Like Elizabeth, I also grew up with a resistance to Western religion. Not because my family was overly religious; in fact, it was the total opposite. We grew up with no spiritual foundation at all. My mother was an atheist who managed to save up enough money to send her children to the local private school. The school happened to be a convent, run by the Saint Brigidine Order of Nuns. Back then, the Irish nuns were notorious for their punitive and puritanical ways. They did not take lightly to my mother's illegitimate off-spring and made sure that we knew it. They saw it as their job to strip us of any semblance of self-esteem we may have had, to then rebuild us in the eyes of God.


After attending the school for seven years, the only thing their cruelty achieved was to leave me feeling even more worthless and defective than I already felt. Instead of finding comfort in a higher power, I felt judged, shamed, and demeaned. I left the convent at sixteen and swore I would never set foot in another church again. Still, there was something inside me that drove me to look for a deeper meaning to life. I desperately wanted to make sense of the pain I had endured growing up, and furthermore, I felt so alone in the world. I craved the comfort of knowing that there was something bigger than me that I could lean on when the going got tough.

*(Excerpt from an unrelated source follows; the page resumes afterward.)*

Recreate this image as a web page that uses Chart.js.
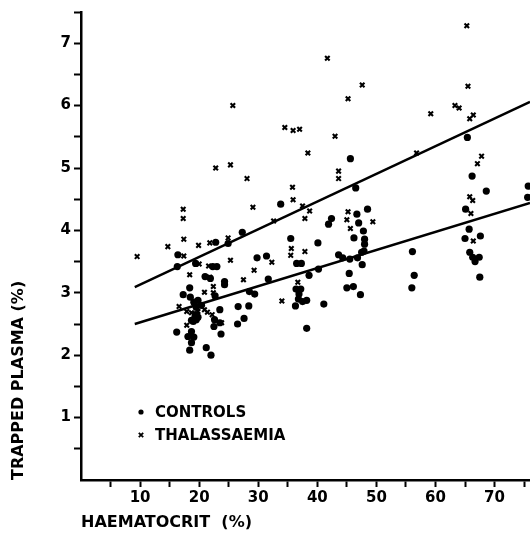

This yearning propelled me on a forty-plus year spiritual odyssey. I encountered many different cultures, traditions, and beliefs that enriched and fulfilled me. But I came across some unscrupulous groups too. As much as spiritual communities attract seekers, they can also be a beacon for Narcissistic leaders who want to dominate and control their followers. Where Gurus, hungry for power and dominance, corrupt and abuse spiritual teachings for their gains. I’ll be honest; there were a few near misses. But thankfully, when I encountered this type of situation, I ultimately trusted my intuition. If I felt something was off, or someone in a position of power was trying to manipulate and coerce me, I listened to my wisdom and left.


Unfortunately, not everyone is so lucky. Many people have found themselves lured into Cults with promises of enlightenment, community, and a sense of purpose. They've been enticed into organizations that slowly, over time, turn into abusive environments. Like a Narcissistic relationship, they are initially wooed and seduced, then gaslighted. Over time they begin to lose their sense of themselves. They become brainwashed and begin to doubt their intuition and inner wisdom. They innocently abandon themselves and hand their power over to the group leader.


And this is why I knew I was "home" when I came across the 3 Principles. There were no false Gods, Gurus, or leaders to worship—no need to be torn down and humiliated to reach higher levels of consciousness. There was no hierarchy, dogma, or coercion, or the need to subjugate myself to the will of another. The Principles points us back home to who we are at our essence, which is perfect, whole, and complete, just as we are. We are encouraged to stop searching for answers in the outer world or from other people but instead look within for our guidance. To trust our inner wisdom above anyone else's. How wonderful is that?